C’était sans compter sur les spéculateurs industriels et financiers !
Il y eut tellement de « fiacres électriques » dans Paris entre 1898 et 1910 que la Compagnie Générale des Voitures y avait créé (à Aubervilliers) une école de conduite pour les taxis mus à l’électricité.
Il s’agissait d’un parcours de 700 mètres où les ex-cochers devaient piloter leurs engins en contournant et en évitant toutes sortes d’obstacles : palissades, ornières, pavés, animaux et passants figurés par des silhouettes.
Un excellent dessin représentant cette école de conducteurs fut publié par « L’Illustration » en date du 19 novembre 1898.
Dès 1890, on vit apparaître un grand nombre de véhicules électriques dans tous les pays industrialisés (France, Grande-Bretagne, Allemagne, USA,…).
En France, les constructeurs Jeantaud et Krieger allaient se partager le marché et produire plusieurs milliers de véhicules.
En 1898, le grand-duc Alexis de Russie se montrait dans un landau attelé, non plus à des chevaux mais à un avant-train électrique conçu par le constructeur allemand Heilmann.
Dans l’un de ses numéros, le journal « L’Illustration » écrira : « Il est difficile d’imaginer un véhicule automoteur qui soit plus simple et plus attrayant qu’un véhicule électrique ».
A Paris, le constructeur Krieger fut le premier à implanter des stations de recharge pour ses voitures à accumulateurs et ce, dès 1898.
On pouvait y faire recharger les batteries ou, plus simplement, les échanger contre des batteries chargées, ce qui ne prenait que quelques minutes.
Un an plus tard, la quasi-totalité des taxis parisiens étaient dotés d’électromobiles.
Ci-dessus, une station de recharge et d’échange des batteries d’accumulateurs de la firme Krieger (Paris-1898).
Ces stations était essentiellement destinées aux flottes des sociétés de taxis qui exploitaient les électromobiles.
Les chauffeurs regagnaient ces stations dès que l’ampèremètre indiquait la fin de la charge et l’échange des bacs contenant les batteries se faisaient en quelques minutes.
Ce beau dessin nous montre la disposition des organes mécaniques et électriques sur une voiturette Jeantaud de série de 1896 (véhicule à trois places avec le petits siège arrière).
On remarque les batteries disposées sous les sièges et le moteur couplé à l’essieu arrière.
A l’avant, près de la pédale de frein, on trouvait le voltmètre et l’ampèremètre qui constituaient le tableau de bord du véhicule.

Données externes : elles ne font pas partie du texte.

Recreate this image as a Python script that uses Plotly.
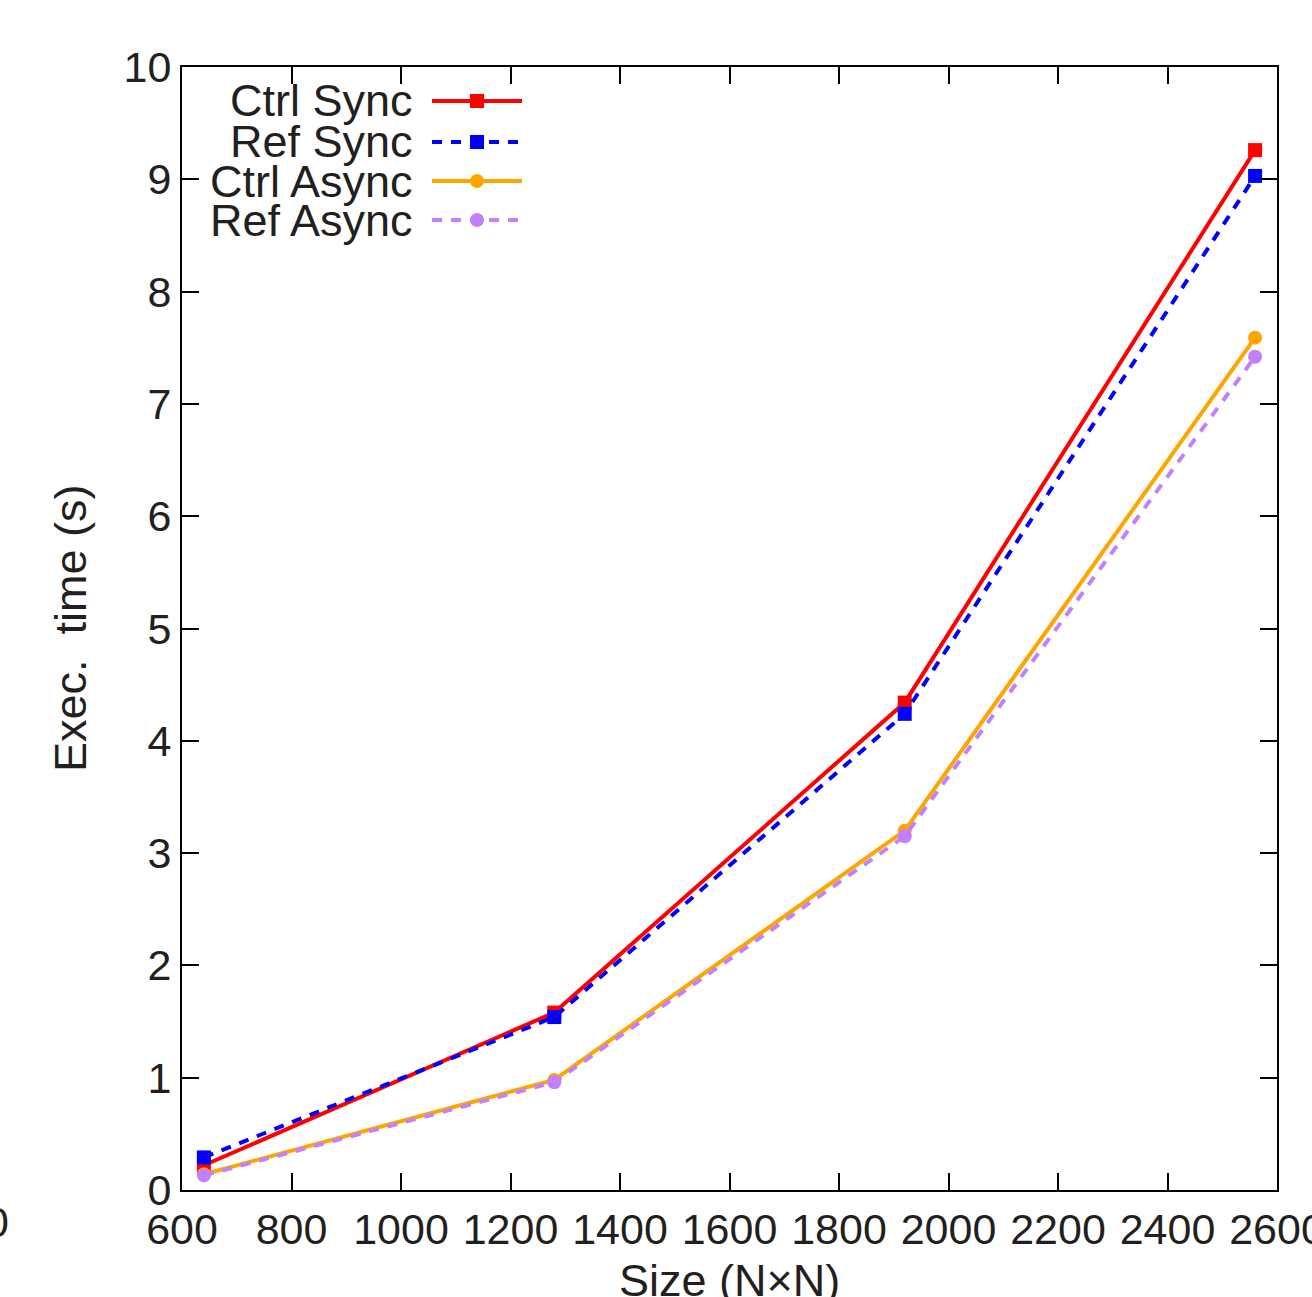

On a déjà là tous les éléments constitutifs d’une voiture électrique digne de ce nom.
Les dernières générations sont à peine différentes, si ce n’est des améliorations techniques, surtout dans le domaine des accumulateurs.
L’émission de France2 n’a rien dit de tout cela.
Pire encore, elle a laissé croire que les véhicules électriques n’avaient jamais été fabriqués en série.
C’est faux puisque Jeantaud et krieger proposèrent des véhicules de série dès la fin du XIXe siècle.
On peut ainsi trouver, dans « L’Illustration » du 6 juillet 1901, les caracté-ristiques et les prix de quelques-unes des voitures et voiturettes produites en France à cette époque.
Le « Duc électrique » Jeantaud y figurait aux côtés de 10 autres véhicules.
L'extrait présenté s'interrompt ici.